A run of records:
┄┄┄┄┄┄┄┄┄┄

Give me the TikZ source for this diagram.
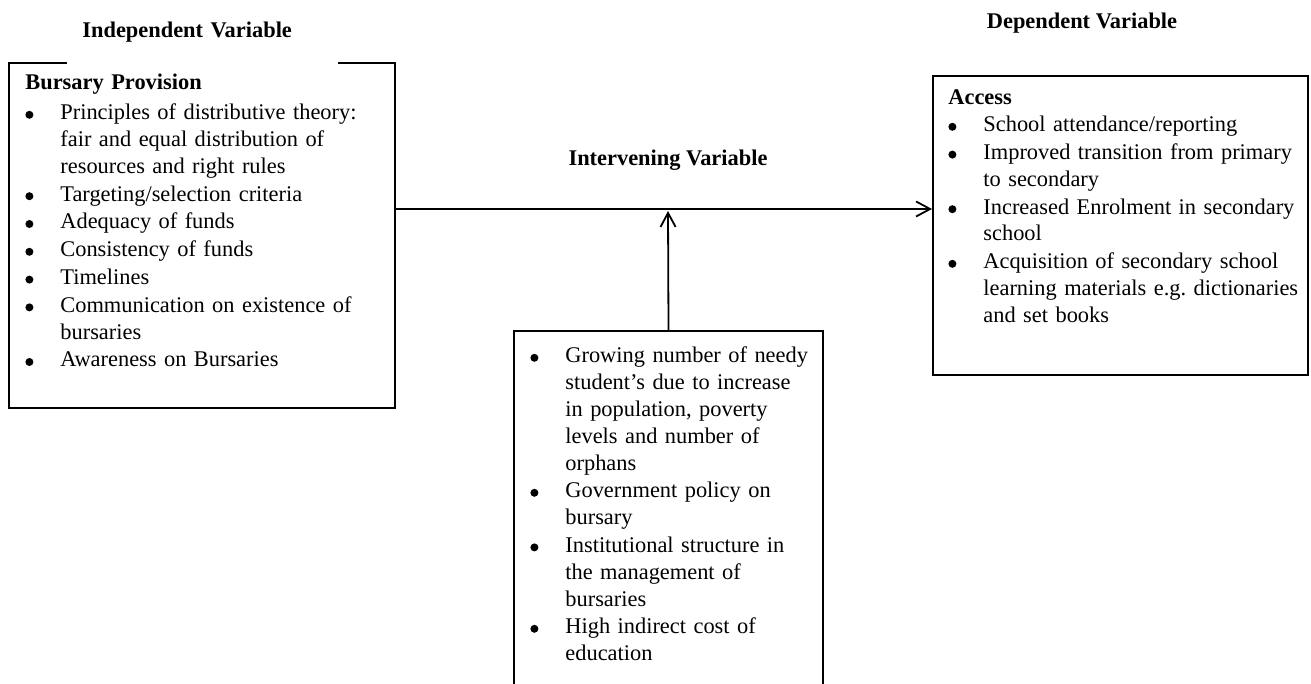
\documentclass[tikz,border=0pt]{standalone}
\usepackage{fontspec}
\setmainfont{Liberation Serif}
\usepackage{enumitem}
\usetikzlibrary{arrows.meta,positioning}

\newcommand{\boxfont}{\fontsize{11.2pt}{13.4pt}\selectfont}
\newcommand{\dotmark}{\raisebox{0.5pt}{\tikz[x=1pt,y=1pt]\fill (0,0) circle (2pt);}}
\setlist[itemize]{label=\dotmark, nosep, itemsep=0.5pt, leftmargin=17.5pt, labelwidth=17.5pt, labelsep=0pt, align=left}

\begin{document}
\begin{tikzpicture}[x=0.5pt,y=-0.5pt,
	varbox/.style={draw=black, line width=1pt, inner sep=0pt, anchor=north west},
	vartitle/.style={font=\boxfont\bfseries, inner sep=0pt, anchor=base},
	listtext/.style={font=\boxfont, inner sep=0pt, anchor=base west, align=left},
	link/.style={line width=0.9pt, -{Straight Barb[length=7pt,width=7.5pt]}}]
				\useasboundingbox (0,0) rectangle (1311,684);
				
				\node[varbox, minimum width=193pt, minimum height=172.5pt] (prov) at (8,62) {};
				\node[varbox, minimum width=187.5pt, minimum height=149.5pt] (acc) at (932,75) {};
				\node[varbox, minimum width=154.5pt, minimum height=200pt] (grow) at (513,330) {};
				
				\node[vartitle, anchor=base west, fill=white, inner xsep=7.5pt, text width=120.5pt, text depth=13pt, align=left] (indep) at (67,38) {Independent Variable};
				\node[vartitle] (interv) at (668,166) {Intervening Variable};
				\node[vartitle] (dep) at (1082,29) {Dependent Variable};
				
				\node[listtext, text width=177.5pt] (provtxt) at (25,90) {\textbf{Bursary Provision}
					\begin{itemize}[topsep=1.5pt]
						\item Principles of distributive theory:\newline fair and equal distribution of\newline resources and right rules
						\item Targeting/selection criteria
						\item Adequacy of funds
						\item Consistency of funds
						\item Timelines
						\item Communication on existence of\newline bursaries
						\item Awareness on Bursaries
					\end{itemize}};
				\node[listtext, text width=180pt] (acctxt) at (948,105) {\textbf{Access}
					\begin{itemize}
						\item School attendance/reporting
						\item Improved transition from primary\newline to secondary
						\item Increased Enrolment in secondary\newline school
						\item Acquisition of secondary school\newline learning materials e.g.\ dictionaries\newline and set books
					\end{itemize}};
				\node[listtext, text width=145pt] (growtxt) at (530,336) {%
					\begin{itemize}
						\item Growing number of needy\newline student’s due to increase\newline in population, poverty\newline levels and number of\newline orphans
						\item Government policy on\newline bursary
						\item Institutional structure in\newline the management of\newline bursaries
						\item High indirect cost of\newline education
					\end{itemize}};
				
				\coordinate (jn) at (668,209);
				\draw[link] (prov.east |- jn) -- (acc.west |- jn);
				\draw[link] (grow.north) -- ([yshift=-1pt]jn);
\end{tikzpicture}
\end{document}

┄┄┄┄┄┄┄┄┄┄

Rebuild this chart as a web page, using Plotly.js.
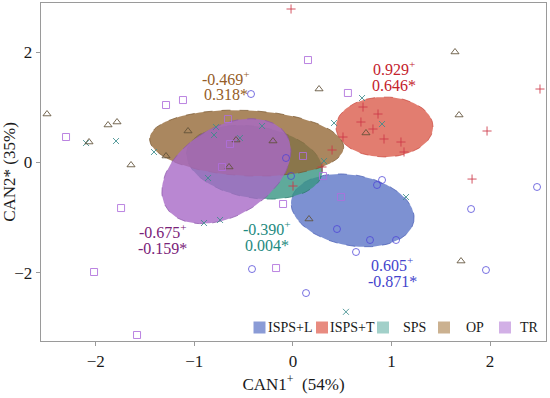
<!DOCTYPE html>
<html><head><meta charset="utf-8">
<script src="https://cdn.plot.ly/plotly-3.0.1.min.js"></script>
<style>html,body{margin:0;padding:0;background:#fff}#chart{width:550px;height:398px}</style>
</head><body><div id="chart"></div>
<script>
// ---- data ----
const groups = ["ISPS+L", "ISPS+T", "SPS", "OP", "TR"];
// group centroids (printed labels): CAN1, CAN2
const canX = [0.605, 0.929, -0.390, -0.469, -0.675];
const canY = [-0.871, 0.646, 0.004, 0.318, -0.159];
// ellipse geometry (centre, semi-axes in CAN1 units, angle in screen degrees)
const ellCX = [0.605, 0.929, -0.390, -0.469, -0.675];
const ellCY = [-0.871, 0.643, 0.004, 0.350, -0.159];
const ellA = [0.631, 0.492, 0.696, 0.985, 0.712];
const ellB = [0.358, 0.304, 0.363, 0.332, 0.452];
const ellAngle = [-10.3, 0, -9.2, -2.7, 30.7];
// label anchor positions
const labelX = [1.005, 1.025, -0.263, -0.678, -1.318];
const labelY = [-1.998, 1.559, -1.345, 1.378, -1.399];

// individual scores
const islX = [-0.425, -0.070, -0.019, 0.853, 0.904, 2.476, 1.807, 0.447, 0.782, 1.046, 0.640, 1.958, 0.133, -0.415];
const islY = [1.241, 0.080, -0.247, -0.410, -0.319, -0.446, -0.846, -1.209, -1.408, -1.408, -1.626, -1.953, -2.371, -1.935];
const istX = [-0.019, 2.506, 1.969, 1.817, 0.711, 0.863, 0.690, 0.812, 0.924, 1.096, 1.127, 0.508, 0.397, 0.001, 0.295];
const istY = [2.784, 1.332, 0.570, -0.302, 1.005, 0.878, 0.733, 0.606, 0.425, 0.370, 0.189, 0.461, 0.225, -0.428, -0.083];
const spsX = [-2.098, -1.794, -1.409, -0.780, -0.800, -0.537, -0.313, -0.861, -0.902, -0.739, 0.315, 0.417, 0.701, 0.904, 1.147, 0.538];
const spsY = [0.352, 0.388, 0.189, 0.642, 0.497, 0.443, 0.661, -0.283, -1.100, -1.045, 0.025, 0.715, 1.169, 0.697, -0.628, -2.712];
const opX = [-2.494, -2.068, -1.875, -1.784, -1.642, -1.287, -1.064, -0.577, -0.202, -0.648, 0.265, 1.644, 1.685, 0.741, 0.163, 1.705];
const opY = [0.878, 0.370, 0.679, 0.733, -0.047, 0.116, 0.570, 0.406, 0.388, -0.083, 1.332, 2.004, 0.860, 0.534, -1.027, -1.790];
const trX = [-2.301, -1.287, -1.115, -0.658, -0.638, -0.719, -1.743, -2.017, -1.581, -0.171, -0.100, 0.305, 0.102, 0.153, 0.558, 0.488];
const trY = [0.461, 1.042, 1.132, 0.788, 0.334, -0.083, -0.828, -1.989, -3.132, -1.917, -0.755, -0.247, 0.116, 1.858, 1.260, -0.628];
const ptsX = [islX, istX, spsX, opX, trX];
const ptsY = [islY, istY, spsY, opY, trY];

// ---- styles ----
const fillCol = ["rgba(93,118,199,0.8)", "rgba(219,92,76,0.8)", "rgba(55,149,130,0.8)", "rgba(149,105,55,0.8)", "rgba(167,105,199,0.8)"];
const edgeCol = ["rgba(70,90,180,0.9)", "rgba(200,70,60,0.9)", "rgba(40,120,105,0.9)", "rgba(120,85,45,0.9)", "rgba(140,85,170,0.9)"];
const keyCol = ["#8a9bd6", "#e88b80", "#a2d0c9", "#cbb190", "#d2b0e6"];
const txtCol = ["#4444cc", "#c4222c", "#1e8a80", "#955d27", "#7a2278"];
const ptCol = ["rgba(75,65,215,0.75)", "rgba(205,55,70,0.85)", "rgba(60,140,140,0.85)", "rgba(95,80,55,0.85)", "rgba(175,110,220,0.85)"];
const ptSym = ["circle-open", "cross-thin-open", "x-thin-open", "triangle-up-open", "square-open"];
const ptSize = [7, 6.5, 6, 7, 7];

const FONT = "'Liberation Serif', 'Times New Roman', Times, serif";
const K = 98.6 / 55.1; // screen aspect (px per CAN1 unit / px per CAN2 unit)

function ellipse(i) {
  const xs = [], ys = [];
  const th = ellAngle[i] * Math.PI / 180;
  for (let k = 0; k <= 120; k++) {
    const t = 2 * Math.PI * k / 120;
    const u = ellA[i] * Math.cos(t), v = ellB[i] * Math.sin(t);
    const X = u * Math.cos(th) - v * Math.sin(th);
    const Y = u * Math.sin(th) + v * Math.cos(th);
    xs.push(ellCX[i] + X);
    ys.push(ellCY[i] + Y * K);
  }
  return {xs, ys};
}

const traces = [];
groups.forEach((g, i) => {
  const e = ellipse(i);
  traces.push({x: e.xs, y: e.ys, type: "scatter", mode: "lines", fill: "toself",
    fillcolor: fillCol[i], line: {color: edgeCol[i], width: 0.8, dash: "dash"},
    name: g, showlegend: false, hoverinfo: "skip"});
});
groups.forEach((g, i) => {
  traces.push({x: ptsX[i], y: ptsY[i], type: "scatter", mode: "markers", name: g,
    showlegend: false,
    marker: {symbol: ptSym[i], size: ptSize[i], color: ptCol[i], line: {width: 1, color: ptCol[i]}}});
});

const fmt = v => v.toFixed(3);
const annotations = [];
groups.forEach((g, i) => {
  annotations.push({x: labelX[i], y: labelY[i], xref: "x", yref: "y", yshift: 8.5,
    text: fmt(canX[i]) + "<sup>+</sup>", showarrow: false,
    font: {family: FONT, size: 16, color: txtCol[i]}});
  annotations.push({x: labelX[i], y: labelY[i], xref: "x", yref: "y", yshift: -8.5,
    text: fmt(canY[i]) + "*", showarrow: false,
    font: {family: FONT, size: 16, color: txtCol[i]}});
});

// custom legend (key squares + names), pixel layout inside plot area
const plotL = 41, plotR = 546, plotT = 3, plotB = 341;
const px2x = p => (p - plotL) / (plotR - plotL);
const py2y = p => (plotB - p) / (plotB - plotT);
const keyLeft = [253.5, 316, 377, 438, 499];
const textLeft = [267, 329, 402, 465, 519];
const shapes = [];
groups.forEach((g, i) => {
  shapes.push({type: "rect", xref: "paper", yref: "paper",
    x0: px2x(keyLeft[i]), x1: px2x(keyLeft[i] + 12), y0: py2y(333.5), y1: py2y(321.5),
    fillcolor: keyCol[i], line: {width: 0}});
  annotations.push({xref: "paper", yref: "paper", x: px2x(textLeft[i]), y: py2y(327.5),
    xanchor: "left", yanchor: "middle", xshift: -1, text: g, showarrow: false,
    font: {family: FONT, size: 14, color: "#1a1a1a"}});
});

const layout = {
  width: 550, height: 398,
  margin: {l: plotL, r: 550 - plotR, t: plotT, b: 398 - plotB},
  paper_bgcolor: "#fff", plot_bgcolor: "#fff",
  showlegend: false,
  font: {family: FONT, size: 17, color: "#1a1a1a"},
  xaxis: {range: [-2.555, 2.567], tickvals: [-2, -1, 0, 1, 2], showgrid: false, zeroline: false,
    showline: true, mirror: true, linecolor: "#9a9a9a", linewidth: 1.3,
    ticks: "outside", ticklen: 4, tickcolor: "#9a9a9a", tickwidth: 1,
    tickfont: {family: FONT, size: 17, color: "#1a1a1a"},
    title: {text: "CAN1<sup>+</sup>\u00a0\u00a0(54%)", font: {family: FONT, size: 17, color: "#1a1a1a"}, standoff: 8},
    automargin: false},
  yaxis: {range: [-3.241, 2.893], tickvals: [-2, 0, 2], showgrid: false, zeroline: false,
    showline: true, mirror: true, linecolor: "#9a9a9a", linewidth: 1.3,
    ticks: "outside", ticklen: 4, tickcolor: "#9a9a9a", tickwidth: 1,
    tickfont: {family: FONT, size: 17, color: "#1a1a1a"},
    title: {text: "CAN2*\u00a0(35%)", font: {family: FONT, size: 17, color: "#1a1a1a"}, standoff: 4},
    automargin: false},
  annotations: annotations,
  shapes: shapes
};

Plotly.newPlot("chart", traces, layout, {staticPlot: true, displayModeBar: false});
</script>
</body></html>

┄┄┄┄┄┄┄┄┄┄

▶ **EXERCISE REQUIREMENTS**: Leave out the pictures and give again exactly the lines from the one with "Give me the TikZ source for this diagram." through the one with "minimum width=154.5pt, minimum", and no others.

▶ **ANSWER**:
Give me the TikZ source for this diagram.
\documentclass[tikz,border=0pt]{standalone}
\usepackage{fontspec}
\setmainfont{Liberation Serif}
\usepackage{enumitem}
\usetikzlibrary{arrows.meta,positioning}

\newcommand{\boxfont}{\fontsize{11.2pt}{13.4pt}\selectfont}
\newcommand{\dotmark}{\raisebox{0.5pt}{\tikz[x=1pt,y=1pt]\fill (0,0) circle (2pt);}}
\setlist[itemize]{label=\dotmark, nosep, itemsep=0.5pt, leftmargin=17.5pt, labelwidth=17.5pt, labelsep=0pt, align=left}

\begin{document}
\begin{tikzpicture}[x=0.5pt,y=-0.5pt,
	varbox/.style={draw=black, line width=1pt, inner sep=0pt, anchor=north west},
	vartitle/.style={font=\boxfont\bfseries, inner sep=0pt, anchor=base},
	listtext/.style={font=\boxfont, inner sep=0pt, anchor=base west, align=left},
	link/.style={line width=0.9pt, -{Straight Barb[length=7pt,width=7.5pt]}}]
				\useasboundingbox (0,0) rectangle (1311,684);
				
				\node[varbox, minimum width=193pt, minimum height=172.5pt] (prov) at (8,62) {};
				\node[varbox, minimum width=187.5pt, minimum height=149.5pt] (acc) at (932,75) {};
				\node[varbox, minimum width=154.5pt, minimum height=200pt] (grow) at (513,330) {};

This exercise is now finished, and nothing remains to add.